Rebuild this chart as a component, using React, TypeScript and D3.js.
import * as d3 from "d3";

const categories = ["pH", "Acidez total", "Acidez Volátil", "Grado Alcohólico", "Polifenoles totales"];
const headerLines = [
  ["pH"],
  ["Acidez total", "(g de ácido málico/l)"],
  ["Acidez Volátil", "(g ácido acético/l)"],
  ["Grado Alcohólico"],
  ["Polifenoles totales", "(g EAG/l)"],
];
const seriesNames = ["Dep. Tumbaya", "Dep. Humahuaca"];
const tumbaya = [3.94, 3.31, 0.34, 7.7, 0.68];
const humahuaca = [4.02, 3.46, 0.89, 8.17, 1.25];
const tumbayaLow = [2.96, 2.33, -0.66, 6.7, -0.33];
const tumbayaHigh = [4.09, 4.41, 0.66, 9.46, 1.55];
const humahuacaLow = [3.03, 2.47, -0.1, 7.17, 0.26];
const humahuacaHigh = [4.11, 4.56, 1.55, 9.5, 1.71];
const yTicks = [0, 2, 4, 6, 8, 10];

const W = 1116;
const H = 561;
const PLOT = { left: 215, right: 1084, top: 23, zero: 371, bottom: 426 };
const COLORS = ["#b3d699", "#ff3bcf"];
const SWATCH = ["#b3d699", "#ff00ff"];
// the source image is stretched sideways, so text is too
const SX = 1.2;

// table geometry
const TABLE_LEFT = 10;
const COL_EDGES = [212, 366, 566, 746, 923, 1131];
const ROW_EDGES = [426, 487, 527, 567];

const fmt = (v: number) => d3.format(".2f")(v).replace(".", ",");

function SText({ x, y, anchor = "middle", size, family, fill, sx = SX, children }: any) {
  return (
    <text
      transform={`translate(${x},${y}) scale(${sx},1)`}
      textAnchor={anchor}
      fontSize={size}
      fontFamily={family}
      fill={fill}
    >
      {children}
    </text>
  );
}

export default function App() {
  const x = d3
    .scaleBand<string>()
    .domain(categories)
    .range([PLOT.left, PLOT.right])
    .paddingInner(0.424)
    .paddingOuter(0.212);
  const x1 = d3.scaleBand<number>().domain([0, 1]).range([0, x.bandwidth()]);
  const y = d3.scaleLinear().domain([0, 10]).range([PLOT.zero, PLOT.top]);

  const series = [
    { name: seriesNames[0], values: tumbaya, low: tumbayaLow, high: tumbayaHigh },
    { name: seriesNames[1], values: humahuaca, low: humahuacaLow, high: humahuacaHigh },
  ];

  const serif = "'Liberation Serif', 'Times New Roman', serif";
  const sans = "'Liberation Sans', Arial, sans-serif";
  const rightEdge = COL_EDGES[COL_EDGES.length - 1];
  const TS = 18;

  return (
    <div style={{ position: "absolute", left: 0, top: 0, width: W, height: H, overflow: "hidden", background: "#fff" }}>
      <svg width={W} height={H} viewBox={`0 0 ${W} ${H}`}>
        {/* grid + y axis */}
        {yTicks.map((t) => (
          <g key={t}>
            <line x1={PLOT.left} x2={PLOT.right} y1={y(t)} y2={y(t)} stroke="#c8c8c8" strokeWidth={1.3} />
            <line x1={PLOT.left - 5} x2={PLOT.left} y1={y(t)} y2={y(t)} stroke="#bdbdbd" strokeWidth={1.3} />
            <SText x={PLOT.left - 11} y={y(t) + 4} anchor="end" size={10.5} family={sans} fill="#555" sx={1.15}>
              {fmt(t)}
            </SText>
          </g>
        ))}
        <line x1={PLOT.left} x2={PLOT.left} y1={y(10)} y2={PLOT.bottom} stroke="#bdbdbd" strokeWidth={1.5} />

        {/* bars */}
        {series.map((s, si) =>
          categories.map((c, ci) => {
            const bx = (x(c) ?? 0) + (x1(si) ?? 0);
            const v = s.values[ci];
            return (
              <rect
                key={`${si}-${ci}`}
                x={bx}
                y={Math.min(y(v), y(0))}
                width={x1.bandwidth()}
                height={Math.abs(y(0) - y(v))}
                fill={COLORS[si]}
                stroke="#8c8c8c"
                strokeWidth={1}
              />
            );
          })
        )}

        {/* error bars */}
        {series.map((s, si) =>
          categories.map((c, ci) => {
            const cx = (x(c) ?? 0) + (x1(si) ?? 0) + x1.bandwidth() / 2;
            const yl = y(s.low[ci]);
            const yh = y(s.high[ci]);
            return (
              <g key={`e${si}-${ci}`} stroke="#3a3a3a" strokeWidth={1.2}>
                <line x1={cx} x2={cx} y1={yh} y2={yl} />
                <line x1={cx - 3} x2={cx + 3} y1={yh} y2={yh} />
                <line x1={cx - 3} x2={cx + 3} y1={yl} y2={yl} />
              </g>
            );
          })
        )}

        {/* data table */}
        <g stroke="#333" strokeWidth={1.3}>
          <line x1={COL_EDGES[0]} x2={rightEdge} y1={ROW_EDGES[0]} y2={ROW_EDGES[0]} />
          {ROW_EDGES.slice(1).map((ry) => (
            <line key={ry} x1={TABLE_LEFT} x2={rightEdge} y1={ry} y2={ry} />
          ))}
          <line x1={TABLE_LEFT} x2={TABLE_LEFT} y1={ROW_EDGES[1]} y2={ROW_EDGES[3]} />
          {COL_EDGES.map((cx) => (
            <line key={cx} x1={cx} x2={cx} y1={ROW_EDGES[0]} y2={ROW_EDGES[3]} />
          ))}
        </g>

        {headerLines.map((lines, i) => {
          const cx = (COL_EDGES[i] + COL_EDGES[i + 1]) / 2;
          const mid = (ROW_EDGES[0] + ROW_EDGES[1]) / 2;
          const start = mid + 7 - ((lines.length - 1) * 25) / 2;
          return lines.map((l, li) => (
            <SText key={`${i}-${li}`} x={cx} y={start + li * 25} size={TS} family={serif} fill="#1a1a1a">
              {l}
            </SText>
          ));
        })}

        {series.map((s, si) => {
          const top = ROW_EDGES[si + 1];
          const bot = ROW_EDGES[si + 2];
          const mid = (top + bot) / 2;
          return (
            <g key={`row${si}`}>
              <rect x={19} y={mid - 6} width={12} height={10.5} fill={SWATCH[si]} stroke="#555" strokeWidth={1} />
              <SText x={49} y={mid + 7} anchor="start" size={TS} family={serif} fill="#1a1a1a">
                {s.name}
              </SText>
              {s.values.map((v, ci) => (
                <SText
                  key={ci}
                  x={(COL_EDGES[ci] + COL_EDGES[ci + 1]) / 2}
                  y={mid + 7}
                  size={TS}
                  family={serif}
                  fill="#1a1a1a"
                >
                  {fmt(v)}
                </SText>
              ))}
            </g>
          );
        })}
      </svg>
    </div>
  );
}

···

#### Goal
Reproduce the material above, every line of it, exactly.

#### Task response
Rebuild this chart as a component, using React, TypeScript and D3.js.
import * as d3 from "d3";

const categories = ["pH", "Acidez total", "Acidez Volátil", "Grado Alcohólico", "Polifenoles totales"];
const headerLines = [
  ["pH"],
  ["Acidez total", "(g de ácido málico/l)"],
  ["Acidez Volátil", "(g ácido acético/l)"],
  ["Grado Alcohólico"],
  ["Polifenoles totales", "(g EAG/l)"],
];
const seriesNames = ["Dep. Tumbaya", "Dep. Humahuaca"];
const tumbaya = [3.94, 3.31, 0.34, 7.7, 0.68];
const humahuaca = [4.02, 3.46, 0.89, 8.17, 1.25];
const tumbayaLow = [2.96, 2.33, -0.66, 6.7, -0.33];
const tumbayaHigh = [4.09, 4.41, 0.66, 9.46, 1.55];
const humahuacaLow = [3.03, 2.47, -0.1, 7.17, 0.26];
const humahuacaHigh = [4.11, 4.56, 1.55, 9.5, 1.71];
const yTicks = [0, 2, 4, 6, 8, 10];

const W = 1116;
const H = 561;
const PLOT = { left: 215, right: 1084, top: 23, zero: 371, bottom: 426 };
const COLORS = ["#b3d699", "#ff3bcf"];
const SWATCH = ["#b3d699", "#ff00ff"];
// the source image is stretched sideways, so text is too
const SX = 1.2;

// table geometry
const TABLE_LEFT = 10;
const COL_EDGES = [212, 366, 566, 746, 923, 1131];
const ROW_EDGES = [426, 487, 527, 567];

const fmt = (v: number) => d3.format(".2f")(v).replace(".", ",");

function SText({ x, y, anchor = "middle", size, family, fill, sx = SX, children }: any) {
  return (
    <text
      transform={`translate(${x},${y}) scale(${sx},1)`}
      textAnchor={anchor}
      fontSize={size}
      fontFamily={family}
      fill={fill}
    >
      {children}
    </text>
  );
}

export default function App() {
  const x = d3
    .scaleBand<string>()
    .domain(categories)
    .range([PLOT.left, PLOT.right])
    .paddingInner(0.424)
    .paddingOuter(0.212);
  const x1 = d3.scaleBand<number>().domain([0, 1]).range([0, x.bandwidth()]);
  const y = d3.scaleLinear().domain([0, 10]).range([PLOT.zero, PLOT.top]);

  const series = [
    { name: seriesNames[0], values: tumbaya, low: tumbayaLow, high: tumbayaHigh },
    { name: seriesNames[1], values: humahuaca, low: humahuacaLow, high: humahuacaHigh },
  ];

  const serif = "'Liberation Serif', 'Times New Roman', serif";
  const sans = "'Liberation Sans', Arial, sans-serif";
  const rightEdge = COL_EDGES[COL_EDGES.length - 1];
  const TS = 18;

  return (
    <div style={{ position: "absolute", left: 0, top: 0, width: W, height: H, overflow: "hidden", background: "#fff" }}>
      <svg width={W} height={H} viewBox={`0 0 ${W} ${H}`}>
        {/* grid + y axis */}
        {yTicks.map((t) => (
          <g key={t}>
            <line x1={PLOT.left} x2={PLOT.right} y1={y(t)} y2={y(t)} stroke="#c8c8c8" strokeWidth={1.3} />
            <line x1={PLOT.left - 5} x2={PLOT.left} y1={y(t)} y2={y(t)} stroke="#bdbdbd" strokeWidth={1.3} />
            <SText x={PLOT.left - 11} y={y(t) + 4} anchor="end" size={10.5} family={sans} fill="#555" sx={1.15}>
              {fmt(t)}
            </SText>
          </g>
        ))}
        <line x1={PLOT.left} x2={PLOT.left} y1={y(10)} y2={PLOT.bottom} stroke="#bdbdbd" strokeWidth={1.5} />

        {/* bars */}
        {series.map((s, si) =>
          categories.map((c, ci) => {
            const bx = (x(c) ?? 0) + (x1(si) ?? 0);
            const v = s.values[ci];
            return (
              <rect
                key={`${si}-${ci}`}
                x={bx}
                y={Math.min(y(v), y(0))}
                width={x1.bandwidth()}
                height={Math.abs(y(0) - y(v))}
                fill={COLORS[si]}
                stroke="#8c8c8c"
                strokeWidth={1}
              />
            );
          })
        )}

        {/* error bars */}
        {series.map((s, si) =>
          categories.map((c, ci) => {
            const cx = (x(c) ?? 0) + (x1(si) ?? 0) + x1.bandwidth() / 2;
            const yl = y(s.low[ci]);
            const yh = y(s.high[ci]);
            return (
              <g key={`e${si}-${ci}`} stroke="#3a3a3a" strokeWidth={1.2}>
                <line x1={cx} x2={cx} y1={yh} y2={yl} />
                <line x1={cx - 3} x2={cx + 3} y1={yh} y2={yh} />
                <line x1={cx - 3} x2={cx + 3} y1={yl} y2={yl} />
              </g>
            );
          })
        )}

        {/* data table */}
        <g stroke="#333" strokeWidth={1.3}>
          <line x1={COL_EDGES[0]} x2={rightEdge} y1={ROW_EDGES[0]} y2={ROW_EDGES[0]} />
          {ROW_EDGES.slice(1).map((ry) => (
            <line key={ry} x1={TABLE_LEFT} x2={rightEdge} y1={ry} y2={ry} />
          ))}
          <line x1={TABLE_LEFT} x2={TABLE_LEFT} y1={ROW_EDGES[1]} y2={ROW_EDGES[3]} />
          {COL_EDGES.map((cx) => (
            <line key={cx} x1={cx} x2={cx} y1={ROW_EDGES[0]} y2={ROW_EDGES[3]} />
          ))}
        </g>

        {headerLines.map((lines, i) => {
          const cx = (COL_EDGES[i] + COL_EDGES[i + 1]) / 2;
          const mid = (ROW_EDGES[0] + ROW_EDGES[1]) / 2;
          const start = mid + 7 - ((lines.length - 1) * 25) / 2;
          return lines.map((l, li) => (
            <SText key={`${i}-${li}`} x={cx} y={start + li * 25} size={TS} family={serif} fill="#1a1a1a">
              {l}
            </SText>
          ));
        })}

        {series.map((s, si) => {
          const top = ROW_EDGES[si + 1];
          const bot = ROW_EDGES[si + 2];
          const mid = (top + bot) / 2;
          return (
            <g key={`row${si}`}>
              <rect x={19} y={mid - 6} width={12} height={10.5} fill={SWATCH[si]} stroke="#555" strokeWidth={1} />
              <SText x={49} y={mid + 7} anchor="start" size={TS} family={serif} fill="#1a1a1a">
                {s.name}
              </SText>
              {s.values.map((v, ci) => (
                <SText
                  key={ci}
                  x={(COL_EDGES[ci] + COL_EDGES[ci + 1]) / 2}
                  y={mid + 7}
                  size={TS}
                  family={serif}
                  fill="#1a1a1a"
                >
                  {fmt(v)}
                </SText>
              ))}
            </g>
          );
        })}
      </svg>
    </div>
  );
}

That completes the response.